Opportunity is when there is the ability to commit fraud. This is created by weak internal controls, poor oversight by management, failure to establish procedures to detect fraud or other factors. Of the three factors in The Fraud Triangle, this is the one that businesses have the most control over.

Rationalization

Most of us have a strong sense of right and wrong and fraud (stealing) is wrong. How does someone committing fraud justify stealing? They rationalize it through various ways. The perpetrator may believe they are justified to save a family member, especially a child. The fraudster may think they will lose everything if they don’t get the money. Often, the stolen money is thought of as a loan and the person committing the fraud has every intention to pay it back. Often a dissatisfied employee believes they are owed something because they perceive they have been treated unjustly. And occasionally, a person has just lost all sense of right and wrong.

The Trust Factor

Owners of closely held businesses often don’t set up proper internal controls. Frequently, real segregation of duties is impossible—there just aren’t that many employees. Business owners console themselves with people they can trust in key position. Let me say it clearly: Trust is not an effective fraud prevention strategy. Business owners think “it can’t happen here.” They are wrong. Internal frauds are always perpetrated by trusted employees.

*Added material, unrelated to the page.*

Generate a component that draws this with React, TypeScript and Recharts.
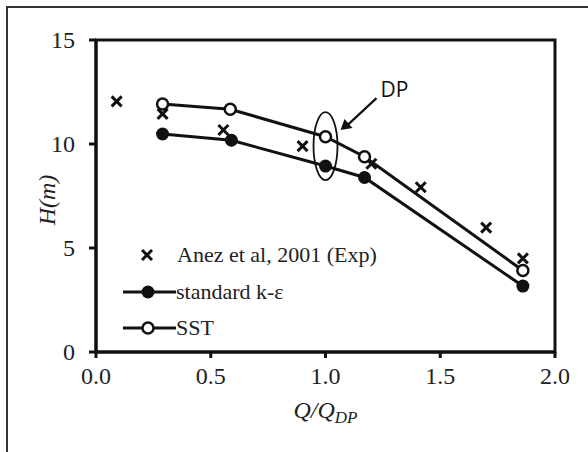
import React from "react";
import {
  ComposedChart,
  Scatter,
  XAxis,
  YAxis,
  ReferenceArea,
  ReferenceDot,
} from "recharts";

// Q/Q_DP vs head H (m)
const expQ = [0.09, 0.29, 0.555, 0.9, 1.2, 1.415, 1.7, 1.86];
const expH = [12.05, 11.45, 10.67, 9.9, 9.05, 7.92, 5.98, 4.5];

const keQ = [0.29, 0.59, 1.0, 1.17, 1.86];
const keH = [10.48, 10.18, 8.94, 8.39, 3.17];

const sstQ = [0.29, 0.585, 1.0, 1.17, 1.86];
const sstH = [11.92, 11.67, 10.35, 9.39, 3.92];

const xTicks = [0, 0.5, 1.0, 1.5, 2.0];
const yTicks = [0, 5, 10, 15];

const toPoints = (qs: number[], hs: number[]) => qs.map((q, i) => ({ q, h: hs[i] }));

const expData = toPoints(expQ, expH);
const keData = toPoints(keQ, keH);
const sstData = toPoints(sstQ, sstH);

const SERIF = "Liberation Serif, Times New Roman, serif";
const INK = "#111";
const TXT = "#222";

const Cross = (props: any) => {
  const { cx, cy } = props;
  const s = 5;
  return (
    <g stroke={INK} strokeWidth={3}>
      <line x1={cx - s} y1={cy - s} x2={cx + s} y2={cy + s} />
      <line x1={cx - s} y1={cy + s} x2={cx + s} y2={cy - s} />
    </g>
  );
};

const FilledDot = (props: any) => <circle cx={props.cx} cy={props.cy} r={6.5} fill={INK} />;
const OpenDot = (props: any) => (
  <circle cx={props.cx} cy={props.cy} r={5.5} fill="#fff" stroke={INK} strokeWidth={2.5} />
);

const XTick = (props: any) => {
  const { x, y, payload } = props;
  return (
    <text x={x} y={y + 18} textAnchor="middle" style={{ fontFamily: SERIF, fontSize: 24 }} fill={TXT}>
      {payload.value.toFixed(1)}
    </text>
  );
};

const YTick = (props: any) => {
  const { x, y, payload } = props;
  return (
    <text x={x} y={y + 8} textAnchor="end" style={{ fontFamily: SERIF, fontSize: 24 }} fill={TXT}>
      {payload.value}
    </text>
  );
};

// ellipse around design point + arrow with "DP"
const DpMark = (props: any) => {
  const { cx, cy } = props;
  return (
    <g>
      <ellipse cx={cx} cy={cy} rx={12} ry={34} fill="none" stroke={INK} strokeWidth={1.8} />
      <line x1={cx + 51} y1={cy - 48} x2={cx + 22} y2={cy - 21} stroke={INK} strokeWidth={2.2} />
      <polygon
        points={`${cx + 15},${cy - 16} ${cx + 19},${cy - 27} ${cx + 27},${cy - 18}`}
        fill={INK}
      />
      <text x={cx + 55} y={cy - 49} style={{ fontFamily: "Open Sans, Noto Sans, sans-serif", fontSize: 21 }} fill={INK}>
        DP
      </text>
    </g>
  );
};

const LegendBox = () => (
  <svg width={588} height={452} style={{ position: "absolute", left: 0, top: 0, pointerEvents: "none" }}>
    <Cross cx={147} cy={255} />
    <text x={177} y={262} style={{ fontFamily: SERIF, fontSize: 22 }} fill={TXT}>
      Anez et al, 2001 (Exp)
    </text>
    <line x1={123} y1={292} x2={176} y2={292} stroke={INK} strokeWidth={3} />
    <FilledDot cx={148} cy={292} />
    <text x={176} y={299} style={{ fontFamily: SERIF, fontSize: 22 }} fill={TXT}>
      standard k-ε
    </text>
    <line x1={123} y1={328} x2={176} y2={328} stroke={INK} strokeWidth={3} />
    <OpenDot cx={148} cy={328} />
    <text x={176} y={335} style={{ fontFamily: SERIF, fontSize: 22 }} fill={TXT}>
      SST
    </text>
  </svg>
);

export default function App() {
  return (
    <div style={{ position: "absolute", left: 0, top: 0, width: 588, height: 452, background: "#fff" }}>
      <div
        style={{
          position: "absolute",
          left: 6,
          top: 6,
          width: 582,
          height: 446,
          borderLeft: "2px solid #333",
          borderTop: "2px solid #333",
          boxSizing: "border-box",
        }}
      />
      <div style={{ position: "absolute", left: 0, top: 0 }}>
        <ComposedChart width={588} height={452} margin={{ top: 40, right: 33, bottom: 60, left: 56 }}>
          <XAxis
            type="number"
            dataKey="q"
            domain={[0, 2]}
            ticks={xTicks}
            axisLine={{ stroke: INK, strokeWidth: 3 }}
            tickLine={{ stroke: INK, strokeWidth: 3 }}
            tickSize={6}
            tickMargin={8}
            height={40}
            tick={<XTick />}
            label={(p: any) => {
              const vb = p.viewBox;
              return (
                <text
                  x={vb.x + vb.width / 2}
                  y={418}
                  textAnchor="middle"
                  style={{ fontFamily: SERIF, fontStyle: "italic", fontSize: 24 }}
                  fill={TXT}
                >
                  Q/Q
                  <tspan style={{ fontSize: 17 }} dy={5}>DP</tspan>
                </text>
              );
            }}
          />
          <YAxis
            type="number"
            dataKey="h"
            domain={[0, 15]}
            ticks={yTicks}
            axisLine={{ stroke: INK, strokeWidth: 3 }}
            tickLine={{ stroke: INK, strokeWidth: 3 }}
            tickSize={7}
            tickMargin={14}
            width={40}
            tick={<YTick />}
            label={() => (
              <text
                x={55}
                y={200}
                textAnchor="middle"
                transform="rotate(-90, 55, 200)"
                style={{ fontFamily: SERIF, fontStyle: "italic", fontSize: 24 }}
                fill={TXT}
              >
                H(m)
              </text>
            )}
          />
          <ReferenceArea x1={0} x2={2} y1={0} y2={15} fill="none" stroke={INK} strokeWidth={3} ifOverflow="visible" />
          <Scatter name="Anez et al, 2001 (Exp)" data={expData} shape={Cross} isAnimationActive={false} />
          <Scatter
            name="standard k-ε"
            data={keData}
            line={{ stroke: INK, strokeWidth: 3 }}
            lineType="joint"
            shape={FilledDot}
            isAnimationActive={false}
          />
          <Scatter
            name="SST"
            data={sstData}
            line={{ stroke: INK, strokeWidth: 3 }}
            lineType="joint"
            shape={OpenDot}
            isAnimationActive={false}
          />
          <ReferenceDot x={1.0} y={9.9} r={0} shape={DpMark} ifOverflow="visible" />
        </ComposedChart>
      </div>
      <LegendBox />
    </div>
  );
}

And business owners always think “I’d spot it” if fraud occurred. The truth is, they wouldn’t. Fraud is fairly easy to hide and people are amazingly creative in their schemes.

Consequences

The consequences of fraud on a business include financial losses, of course. But there are also creditor and vendor impacts, HR issues, legal issues, insurance repercussions, and negative public relations. In the end, it can mean the failure of the business.